We met Okuda at the Japan Pavilion (organised by the Japan External Trade Organization) of this year’s Food & Hotel Malaysia international exhibition, where he was invited by Malaysian distributor Unifrozen — better known by its wholesale market brand, Wmart — to introduce Iga beef to local gourmands.
“Wagyu is very suitable for our palates,” chimed in Jason Wong, executive director of Unifrozen. He said the response has been great since he started flying in Iga beef monthly in the last quarter. “It’s very soft and mellow, with little to no gamey flavour.”
A taste of the meat proved this to be true. It is about the balance, they say. For example, its better known cousin, Matsusaka beef from neighbouring Mie city, has a high fat-to-meat ratio that provides the meat with a texture like melted butter, but it may feel overly greasy after a few bites. In contrast, Iga beef has “cleaner” and more balanced flavours between the meat and the fat, allowing you to enjoy a whole steak and still be able to eat more after.
Okuda, who now operates the Okuda Gold Farm, a meat shop, the Yakiniku Restaurant in Nabari city as well as the Steakhouse Grazie restaurant in Iga city, revealed some of the secrets that make Iga cows unique.
Surprisingly, it starts with another famed export of the city — Koshihikari rice. It is typically planted on the mountainside, where the more extreme fluctuations of cold winters and hot summers produce good rice. “Our cows eat Koshihikari, the same rice that we eat,” smiled Okuda. Processed to make it much softer, the rice is added to the feed that contains a mix of grass, grain, straw and more.
While they are given free rein in an area similar to a playground as calves with their mothers, Iga cows eventually get an “apartment” each with all-you-can-eat feed (without any force-feeding) for the rest of their lives. They live longer than cattle from other prefectures, as Iga farmers only slaughter their cows at 30 months old, rather than the average 20 months of other wagyu.

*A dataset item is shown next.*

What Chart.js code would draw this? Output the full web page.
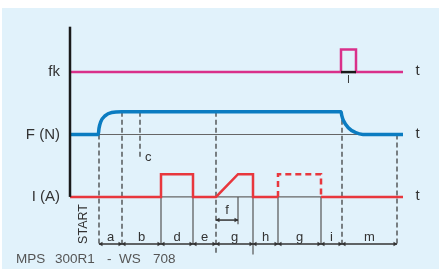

“We believe this makes the meat more umami (tasty). By then, they are the age of a young adult,” explained Okuda. “Iga is also unique in that only virgin female cows are used. So, Iga beef has to come from females,” added Wong. “The males are sold to other regions.”
While none of the Iga cattle are given beer — dispelling a popular myth about what makes wagyu so good — they are given massages with a bamboo broom. Nicknamed the “massage master”, Okuda spends about two to three minutes each time on every cow, brushing the length of their bodies, especially their back and shoulders, to even out the fat distribution. It is said that this improves the marbling of the meat later on.
As for why wagyu from this city is so rare, Okuda explained that only 150 head of cattle are butchered in Iga each month. Pointing to a map of Nabari and Iga, which are much smaller than other wagyu-producing areas, he said this number just about meets local demand. “We also want to make sure that the quality control is maintained.”
The beef cuts with A5 quality grade are selling for RM300 to RM1,000 a kilogram in Malaysia. Experts say the best way to enjoy the meat is to season it with salt and nothing else.
Okuda recommends the roast, clod (shoulder) and rump, saying that these cuts have the best balance of fat and meat content. They should be sliced into about 20mm or slightly less than an inch thick after cooking.
What about enjoying Iga beef as part of a meal? Okuda answered without hesitation: “First you should try it with shabu-shabu, then on your second night, enjoy a steak, and on the third day, you can have yakiniku — in that order.”
This article first appeared on Nov 11, 2019 in The Edge Malaysia.